[Short task]: Copy all lines below containing "matplotlib".

[Source data]:
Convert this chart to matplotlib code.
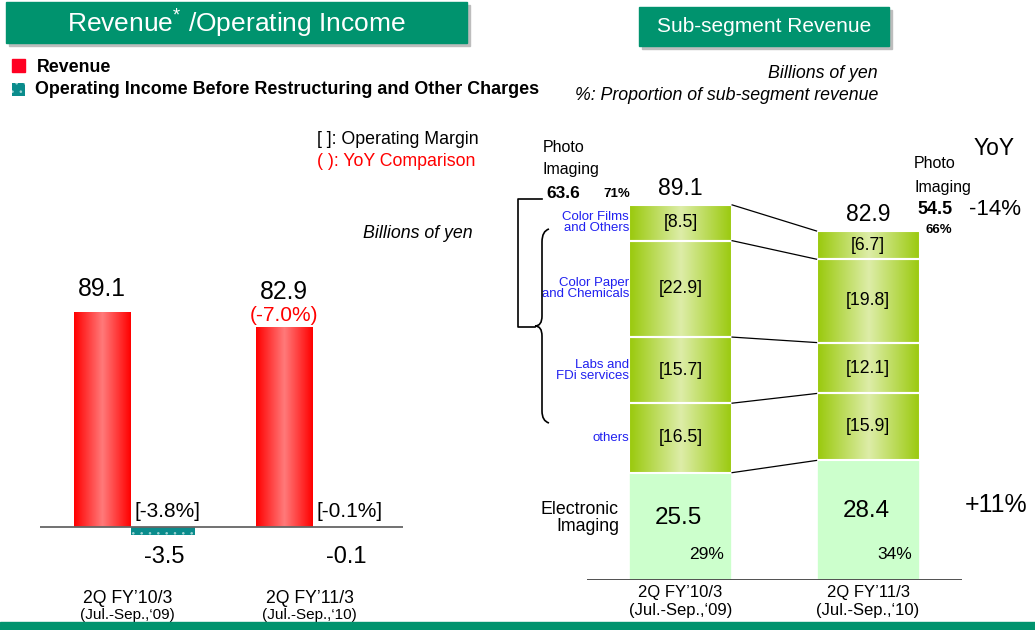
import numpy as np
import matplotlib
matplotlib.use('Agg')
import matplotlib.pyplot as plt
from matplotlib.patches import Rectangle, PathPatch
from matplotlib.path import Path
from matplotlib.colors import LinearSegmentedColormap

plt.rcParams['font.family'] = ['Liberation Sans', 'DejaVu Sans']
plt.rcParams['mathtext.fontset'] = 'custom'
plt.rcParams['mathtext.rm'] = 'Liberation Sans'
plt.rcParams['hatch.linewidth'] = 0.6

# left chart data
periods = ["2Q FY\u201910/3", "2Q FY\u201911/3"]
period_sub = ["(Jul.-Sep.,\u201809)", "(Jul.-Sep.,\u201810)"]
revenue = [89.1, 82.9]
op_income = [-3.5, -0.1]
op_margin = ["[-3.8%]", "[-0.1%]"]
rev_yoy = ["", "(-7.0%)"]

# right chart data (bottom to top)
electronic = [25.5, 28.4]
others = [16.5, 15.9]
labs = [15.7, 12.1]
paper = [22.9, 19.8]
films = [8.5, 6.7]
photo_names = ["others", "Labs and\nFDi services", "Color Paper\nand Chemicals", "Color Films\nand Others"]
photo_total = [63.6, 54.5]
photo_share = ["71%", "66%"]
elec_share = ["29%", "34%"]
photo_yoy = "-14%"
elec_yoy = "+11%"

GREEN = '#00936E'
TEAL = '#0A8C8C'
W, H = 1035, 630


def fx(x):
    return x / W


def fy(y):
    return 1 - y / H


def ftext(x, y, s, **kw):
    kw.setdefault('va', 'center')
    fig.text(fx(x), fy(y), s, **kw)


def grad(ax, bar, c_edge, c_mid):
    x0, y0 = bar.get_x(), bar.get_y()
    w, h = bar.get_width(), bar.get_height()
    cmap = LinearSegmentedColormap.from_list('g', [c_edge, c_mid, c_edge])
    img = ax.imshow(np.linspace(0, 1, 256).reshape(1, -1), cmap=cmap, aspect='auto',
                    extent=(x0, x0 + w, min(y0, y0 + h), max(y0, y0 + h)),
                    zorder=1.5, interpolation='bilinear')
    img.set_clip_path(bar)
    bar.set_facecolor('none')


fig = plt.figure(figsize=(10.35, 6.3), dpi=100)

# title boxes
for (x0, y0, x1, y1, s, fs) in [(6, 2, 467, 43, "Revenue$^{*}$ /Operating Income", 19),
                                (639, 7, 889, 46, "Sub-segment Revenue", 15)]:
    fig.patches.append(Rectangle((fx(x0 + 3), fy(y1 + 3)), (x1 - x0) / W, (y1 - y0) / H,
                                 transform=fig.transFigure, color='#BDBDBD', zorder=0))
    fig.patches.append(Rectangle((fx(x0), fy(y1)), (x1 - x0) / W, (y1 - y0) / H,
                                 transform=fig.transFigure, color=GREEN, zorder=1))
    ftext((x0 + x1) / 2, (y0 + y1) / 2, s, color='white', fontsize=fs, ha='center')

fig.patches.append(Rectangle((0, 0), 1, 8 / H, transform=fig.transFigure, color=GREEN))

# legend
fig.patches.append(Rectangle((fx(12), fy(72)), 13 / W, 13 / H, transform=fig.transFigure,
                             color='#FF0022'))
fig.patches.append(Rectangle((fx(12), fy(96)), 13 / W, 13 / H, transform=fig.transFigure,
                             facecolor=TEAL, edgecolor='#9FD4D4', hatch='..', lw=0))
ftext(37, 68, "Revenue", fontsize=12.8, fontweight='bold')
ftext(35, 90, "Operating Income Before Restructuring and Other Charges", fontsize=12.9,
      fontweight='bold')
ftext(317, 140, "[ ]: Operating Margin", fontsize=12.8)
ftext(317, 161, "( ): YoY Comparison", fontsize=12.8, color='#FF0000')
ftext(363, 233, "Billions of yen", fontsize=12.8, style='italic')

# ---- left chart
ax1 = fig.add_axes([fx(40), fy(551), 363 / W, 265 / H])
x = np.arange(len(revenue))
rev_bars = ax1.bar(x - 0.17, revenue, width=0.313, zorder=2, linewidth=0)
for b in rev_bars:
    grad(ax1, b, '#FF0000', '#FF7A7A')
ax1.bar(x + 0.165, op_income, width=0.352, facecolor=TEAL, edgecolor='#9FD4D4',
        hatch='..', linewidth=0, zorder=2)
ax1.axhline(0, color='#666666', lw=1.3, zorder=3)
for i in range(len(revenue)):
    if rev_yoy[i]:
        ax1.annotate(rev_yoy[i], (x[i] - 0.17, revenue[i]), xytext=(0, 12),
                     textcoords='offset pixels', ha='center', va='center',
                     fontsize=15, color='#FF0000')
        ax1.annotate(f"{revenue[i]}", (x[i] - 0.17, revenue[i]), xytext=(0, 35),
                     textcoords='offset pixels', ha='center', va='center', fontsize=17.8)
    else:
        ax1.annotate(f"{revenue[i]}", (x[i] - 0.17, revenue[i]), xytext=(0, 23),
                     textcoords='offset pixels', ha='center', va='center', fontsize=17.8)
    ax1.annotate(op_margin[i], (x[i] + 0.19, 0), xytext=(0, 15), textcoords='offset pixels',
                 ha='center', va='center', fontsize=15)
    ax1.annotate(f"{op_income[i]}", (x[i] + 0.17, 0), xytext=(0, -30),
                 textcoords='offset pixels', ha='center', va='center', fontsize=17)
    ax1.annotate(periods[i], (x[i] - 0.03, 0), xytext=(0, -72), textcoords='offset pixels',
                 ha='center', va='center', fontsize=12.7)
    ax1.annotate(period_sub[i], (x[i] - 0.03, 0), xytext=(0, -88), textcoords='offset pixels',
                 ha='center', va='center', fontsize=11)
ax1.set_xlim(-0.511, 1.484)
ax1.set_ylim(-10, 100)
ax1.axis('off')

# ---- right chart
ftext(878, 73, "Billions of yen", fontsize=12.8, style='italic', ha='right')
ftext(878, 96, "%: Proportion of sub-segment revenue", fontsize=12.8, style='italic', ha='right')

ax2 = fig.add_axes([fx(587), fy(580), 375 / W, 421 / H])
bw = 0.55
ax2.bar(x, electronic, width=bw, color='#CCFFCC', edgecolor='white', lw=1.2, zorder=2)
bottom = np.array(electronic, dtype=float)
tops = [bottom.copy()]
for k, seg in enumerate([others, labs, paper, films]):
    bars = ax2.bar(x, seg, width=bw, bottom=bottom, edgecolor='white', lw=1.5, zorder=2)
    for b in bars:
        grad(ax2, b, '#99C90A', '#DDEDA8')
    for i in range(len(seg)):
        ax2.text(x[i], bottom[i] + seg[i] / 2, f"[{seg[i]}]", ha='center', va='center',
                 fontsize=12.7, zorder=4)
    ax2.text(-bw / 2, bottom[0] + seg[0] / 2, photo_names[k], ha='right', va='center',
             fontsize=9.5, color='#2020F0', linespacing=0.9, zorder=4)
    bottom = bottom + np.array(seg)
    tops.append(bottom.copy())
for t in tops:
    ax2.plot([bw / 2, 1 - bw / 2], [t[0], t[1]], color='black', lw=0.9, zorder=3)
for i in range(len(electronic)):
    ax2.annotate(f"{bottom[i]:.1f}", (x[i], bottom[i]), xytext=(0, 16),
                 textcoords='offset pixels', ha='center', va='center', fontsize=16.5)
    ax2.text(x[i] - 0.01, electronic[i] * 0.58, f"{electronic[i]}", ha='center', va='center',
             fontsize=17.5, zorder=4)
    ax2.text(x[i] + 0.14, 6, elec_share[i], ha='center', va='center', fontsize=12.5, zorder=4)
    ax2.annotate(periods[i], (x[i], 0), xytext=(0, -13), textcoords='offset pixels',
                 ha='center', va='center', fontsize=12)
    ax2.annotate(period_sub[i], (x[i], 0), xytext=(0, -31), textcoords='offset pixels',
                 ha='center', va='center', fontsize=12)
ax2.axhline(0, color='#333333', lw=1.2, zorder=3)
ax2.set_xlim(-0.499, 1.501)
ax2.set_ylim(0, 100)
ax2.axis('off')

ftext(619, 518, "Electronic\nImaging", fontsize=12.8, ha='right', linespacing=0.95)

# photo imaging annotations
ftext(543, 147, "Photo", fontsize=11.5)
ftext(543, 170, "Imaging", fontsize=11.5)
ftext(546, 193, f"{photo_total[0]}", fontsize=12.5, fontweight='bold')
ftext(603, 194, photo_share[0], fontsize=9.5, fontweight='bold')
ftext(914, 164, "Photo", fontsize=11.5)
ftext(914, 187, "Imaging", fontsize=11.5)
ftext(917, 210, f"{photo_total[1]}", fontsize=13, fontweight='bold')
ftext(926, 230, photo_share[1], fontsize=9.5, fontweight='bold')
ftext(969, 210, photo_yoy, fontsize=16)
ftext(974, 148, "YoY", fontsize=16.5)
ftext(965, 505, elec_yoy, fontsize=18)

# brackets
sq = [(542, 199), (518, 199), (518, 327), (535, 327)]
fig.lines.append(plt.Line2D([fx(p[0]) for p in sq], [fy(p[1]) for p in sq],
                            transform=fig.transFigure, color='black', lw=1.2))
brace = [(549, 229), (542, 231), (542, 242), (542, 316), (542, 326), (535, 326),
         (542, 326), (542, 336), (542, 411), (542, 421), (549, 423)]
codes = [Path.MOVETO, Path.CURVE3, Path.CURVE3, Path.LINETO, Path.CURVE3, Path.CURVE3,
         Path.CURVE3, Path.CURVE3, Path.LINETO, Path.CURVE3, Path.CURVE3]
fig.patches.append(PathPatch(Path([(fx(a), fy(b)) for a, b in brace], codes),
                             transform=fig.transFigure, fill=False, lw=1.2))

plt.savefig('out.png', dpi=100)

[Full output]:
Convert this chart to matplotlib code.
import matplotlib
matplotlib.use('Agg')
import matplotlib.pyplot as plt
from matplotlib.patches import Rectangle, PathPatch
from matplotlib.path import Path
from matplotlib.colors import LinearSegmentedColormap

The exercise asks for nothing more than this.